Die Botschaft des Marathons
Sport ist Mord im s’ensemble-Theater
Von Frank Heindl
Zu Beginn scheint das Ganze eine einzige Slapsticknummer zu werden. Was Jörg Schur und Birgit Linner als Langstreckenläufer auf der Bühne des s’ensemble-Theaters anstellen, ist am Anfang witzig, zwischendurch bewundernswert, am Ende geradezu grandios: Zunächst grinsend und grimassierend, gegen Schluss hadernd und hinkend kämpfen sie sich mit unglaublicher Energie durch Sebastian Seidels “Marathon”.
Das 2002 uraufgeführte und damals mit dem Augsburger Kunstförderpreis ausgezeichnete Stück kam, erneut unter der Regie des Autors, zum zweiten Mal auf die s’ensemble-Bühne. Und die Hitze des sommerlichen Abends machte es dem Publikum leicht, mit den beiden Protagonisten zu leiden – man schwitzte gewissermaßen gemeinsam, wenn auch aus verschiedenen Gründen. Die Marathonisten beäugen sich misstrauisch vor dem Start. Der eine, Jörg Schur, ist heftig auf Leistung und Sieg bedacht, der andere, Birgit Linner, geht eher als Mitläufer an den Start, an Sport, Spaß und realistischer Zieleinschätzung orientiert. Verschätzt haben sich beide. Früh ahnen wir, bald sind wir sicher: Hochleistungssport dient hier als Metapher, gemeint ist nicht der regulierend-meditative Lauf ins Grüne, sondern die Hast des Lebens, der Stress des Alltags, der Ehrgeiz des modernen Menschen, das Leben als Hamsterrad – hoch hinaus, aber letztendlich doch nur im Höchsttempo immer im Kreis herum.

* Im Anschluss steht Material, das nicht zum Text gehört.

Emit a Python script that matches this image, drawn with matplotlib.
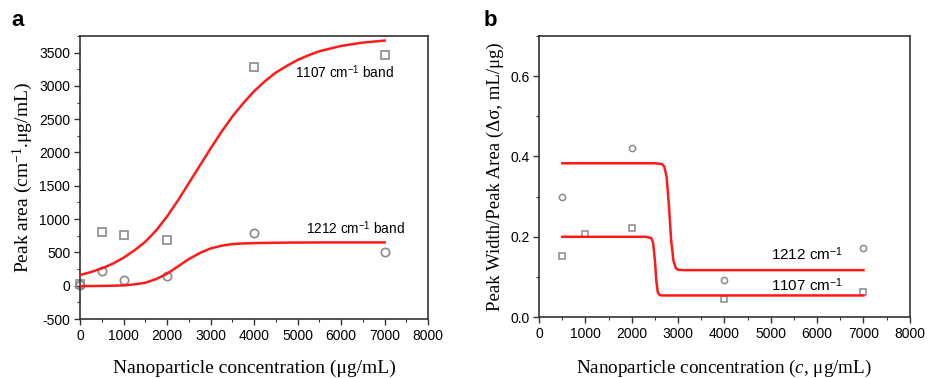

Den Stress mit diesem Bild haben zunächst mal die Schauspieler: Sie hetzen sich nicht nur metaphorisch ab, sondern schwitzen höchst real, jagen hintereinander her, vor, zurück und im Kreis. Zugegeben: Wer beim Dauerlauf soviel reden wollte wie diese beiden, der würde möglicherweise sein Leben riskieren, siegen würde er auf gar keinen Fall. Doch diskutiert werden muss in diesem ewigen Lauf, denn nach dreißig Jahren rennen die beiden immer noch im Kreis – unten rum noch mit Sporthosen gewandet, oben aber mittlerweile als Krawattenträger der Hochleistungskarriere verschrieben. Doch nach und nach müssen sie sich eingestehen, dass sie über das Ziel nicht wirklich im Bilde sind – im Grunde sind sie sich nicht mal über die Richtung sicher. Und als der Weg sich gabelt, ist eine Entscheidung gefordert: links rum, rechts rum oder weglos mittendurch? Alles wie im richtigen Leben, auch der Alterungsprozess: Aus den abgefeimt grinsenden Karikaturen vor dem Start sind abgehetzt verzweifelte Figuren geworden, die schlimmer noch als auf dem sprichwörtlichen Zahnfleisch daherkommen. Hechelnd und stöhnend robben sie auf Knien weiter, wohl wissend, dass dieser Marathon kein Ende haben wird, solange sie ihm nicht selbst eines setzen.
Aufgelockert hat Seidel den strapaziösen Dauer-Lauf mit kleinen Absurdszenen aus dem Leben der Karrieremenschen: Da werden dann aberwitzig-unsinnige Luftballon-Aufblaswettbewerbe ausgetragen, intensiv und hochkomödiantisch von der typischen, aberwitzig-unsinnigen Gestik und Mimik Otto Normalangebers begleitet. Gemeint sind wir alle. Gemeint ist das Leben, Gemeint ist die Leistungsgesellschaft. Zwischendurch kommt manchmal das Gefühl auf, dass das ein bisschen zu wenig sein könnte als Botschaft, dass da ein bisschen zuviel insistiert, zu oft wiederholt wird. Aber bevor Langeweile aufkommen könnte, reißen Schur/Linner mit staunenswerten Präsenz und abgründiger Possenreißerei alles wieder raus – und schon nach einer gefühlten Stunde sind die 80 Minuten des Stückes um.
Der erste Marathonläufer der Geschichte soll übrigens ein gewisser Pheidippides gewesen sein. Der Mythos will, er sei nach Überbringung seiner Botschaft vor Erschöpfung tot umgefallen. Wenn allerdings das ganze Leben ein solcher Marathon ist, dann wäre der Tod ohnehin das einzig mögliche Ende. Nur dass wir nicht mal eine Botschaft zu überbringen haben… Herzhafter Applaus für gute Unterhaltung mit einigem Tiefgang und schweißtreibende Schauspielerei.